Alrededor de un concepto moderno clave
¿ C Cuál es el concepto moderno de cultura? De lo que se ocupa el crítico Terry Eagleton (Reino Unido, 1943) es de componer un paisaje de ideas alrededor de esta pregunta, cuya aparente delicadeza no debería engañar al lector.
A grandes rasgos, ese paisaje es el siguiente: si a finales del siglo XVIII la noción de cultura cobró relevancia como crítica del industrialismo y como rechazo de la idea de revolución, también fue en ese momento cuando se convirtió en un concepto clave en el discurso del nacionalismo romántico.
Después, durante el siglo XIX, el concepto de cultura se vio inmerso en los debates del colonialismo y la antropología, e incluso empezó a sustituir ciertos valores religiosos en declive. Hasta que en el siglo XX se convirtió también en una gran industria, capaz de transformar “el inconsciente popular” de maneras sin precedentes.
En ese punto, lo que suele entenderse como “cultura” pasó a ser un factor vital alrededor de conflictos que ahora, señala Eagleton, se desenvuelven entre nosotros bajo nombres como el “multiculturalismo” y la “política identitaria”, los cuales suelen resultar muchas veces convenientes para desplazar a la política. De hecho, al tensar al máximo su propia cuerda retórica, Eagleton escribe al respecto que “el propio discurso de los estudios culturales es marcadamente excluyente: presta gran atención a la sexualidad pero no al socialismo, a la transgresión pero no a la revolución, a la diferencia pero no a la justicia, a la identidad pero no a la cultura de la pobreza”.
Trazado el teatro de operaciones, y aunque los interlocutores del autor de Esperanza sin optimismo van desde Platón hasta la Escuela de Fráncfort y cristalizan en nombres como Edmund Burke y Oscar Wilde, a quienes dedica capítulos enteros para analizar los vínculos de época entre cultura, sociedad, política y estética, la vena polémica de Eagleton sabe también cuándo despegar de la cátedra y aterrizar sobre la realidad inmediata.

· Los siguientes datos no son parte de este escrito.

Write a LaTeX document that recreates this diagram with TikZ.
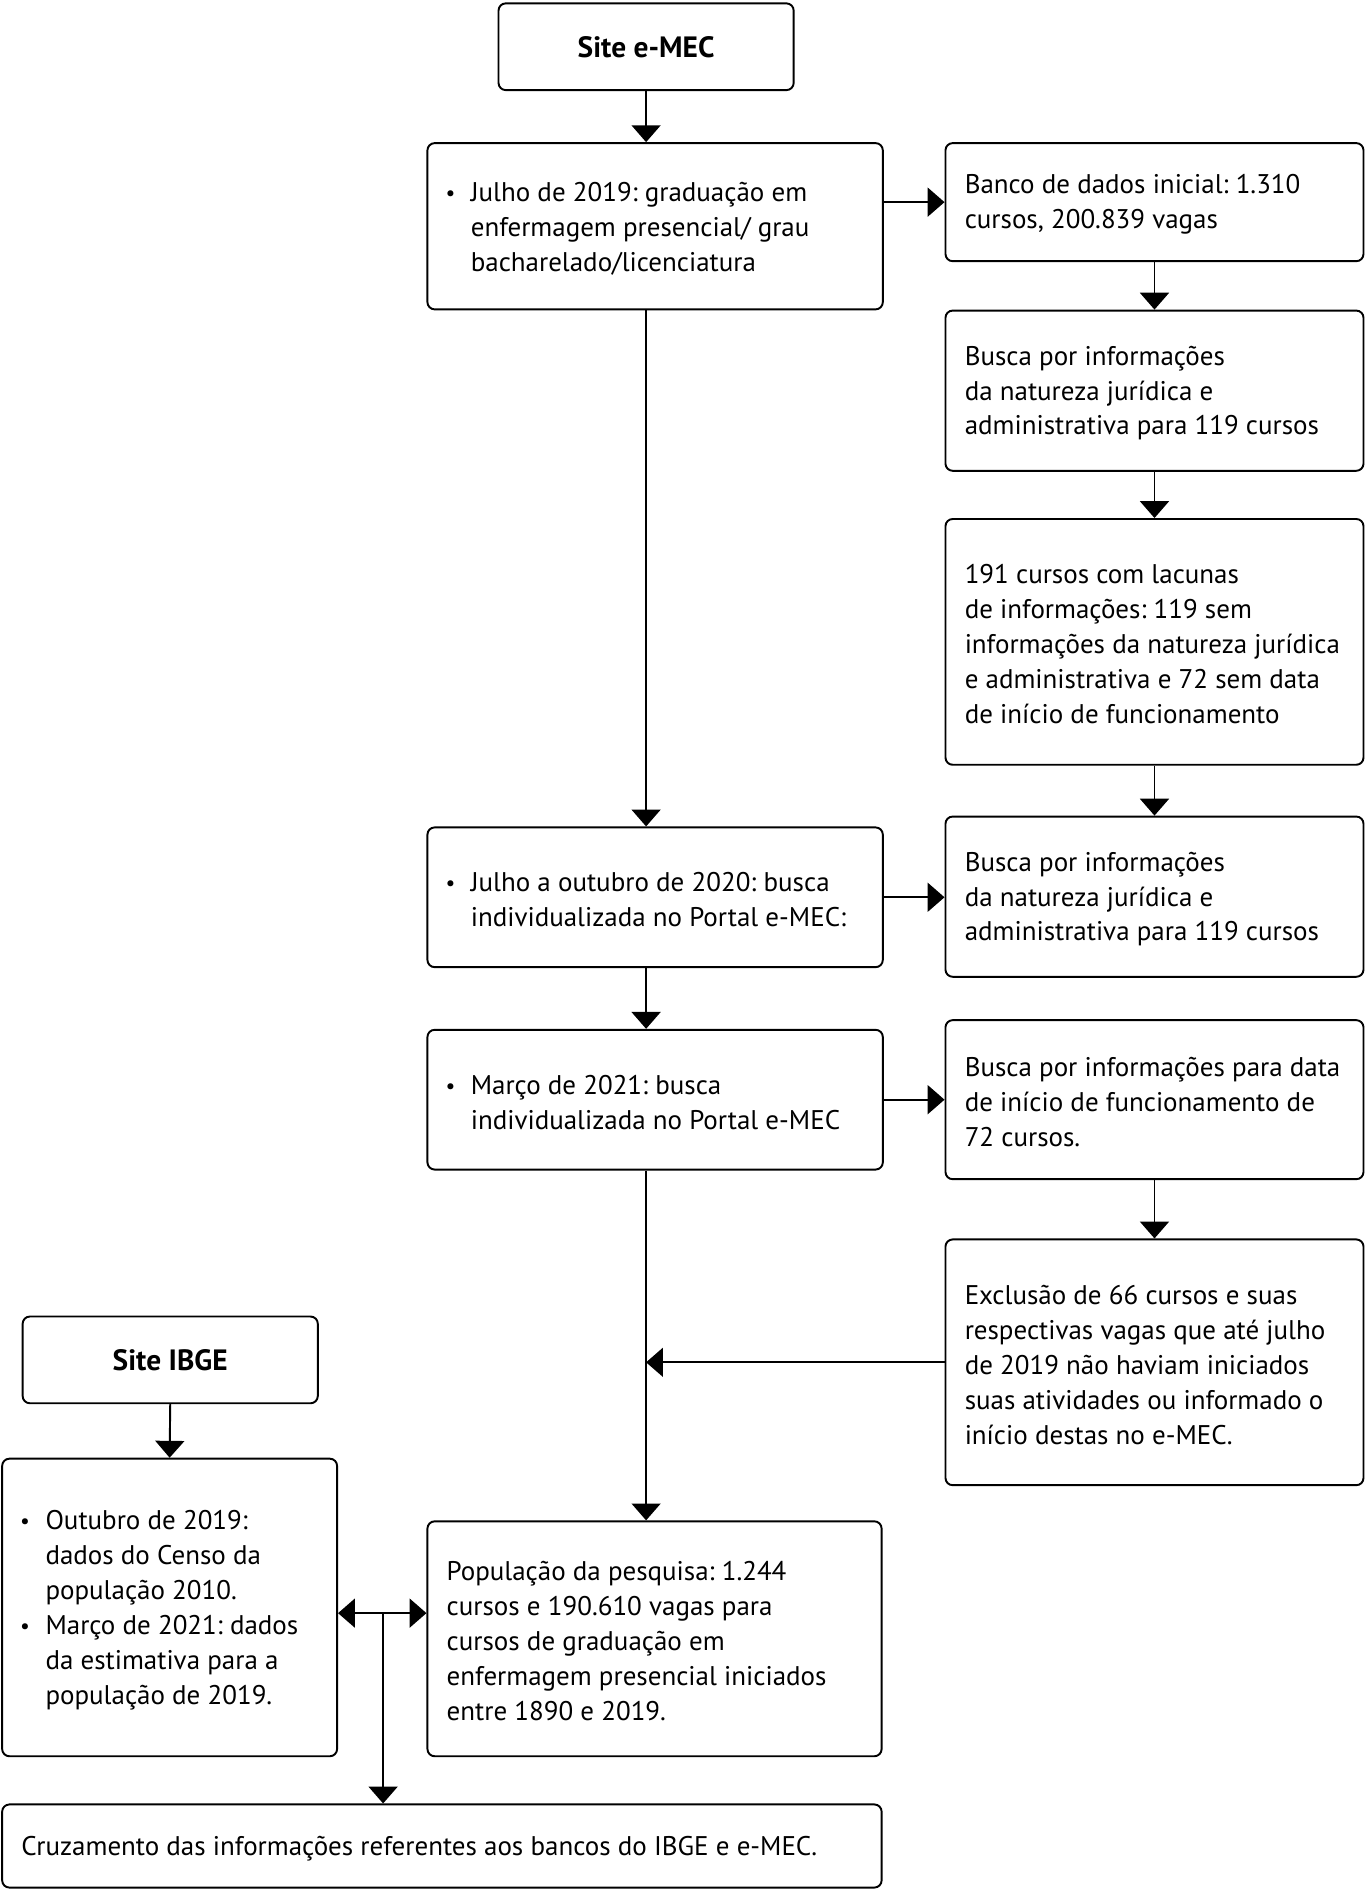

Por eso es que si, para insistir en la cuestión del multiculturalismo y la identidad, el teórico inglés no duda en afirmar que, a los fines de producir verdaderos cambios, “abolir las jerarquías no significa alterar la desigualdad” –y es por eso que estas nobles causas sociales suelen adaptarse, sin inconvenientes, a la lógica misma del capitalismo avanzado, “una esfera de consumo que acoge a todos los que se acerquen”–, tampoco el terrorismo es una mera disputa cultural.
Pensado y escrito en un país donde ni siquiera los conciertos de Ariana Grande son neutrales frente al islamismo, las ideas de Eagleton despliegan el tipo de coraje intelectual y político que no sobra entre quienes suelen arrogarse la capacidad de cuestionar el orden simbólico de Occidente. De ahí que, a su entender, lo que ese terrorismo que recorre Europa transparenta es el efecto terrible de planes geopolíticos, resentimientos y movimientos del mercado. Un conjunto de fuerzas que hacen del fundamentalismo “el credo de quienes se sienten abandonados y humillados por la modernidad, y las fuerzas responsables de esta mentalidad patológica están lejos de ser culturales en sí mismas”.
Entre las derivaciones más sutiles y civilizadas de esas mismas fuerzas explotadoras en marcha podría pensarse incluso, dice Eagleton, la rápida transformación de las viejas universidades en “empresas pseudocapitalistas bajo la influencia de una ideología de gestión brutalmente filistea”.
Con la astucia, el rigor y el humor de uno de los críticos culturales más inteligentes en actividad, el eje definitivo de Cultura consiste así en el acto de destejer con paciencia el velo falsamente inocuo de una palabra que a veces confundimos, apenas, con entrar a museos, leer novelas o contemplar cuadros.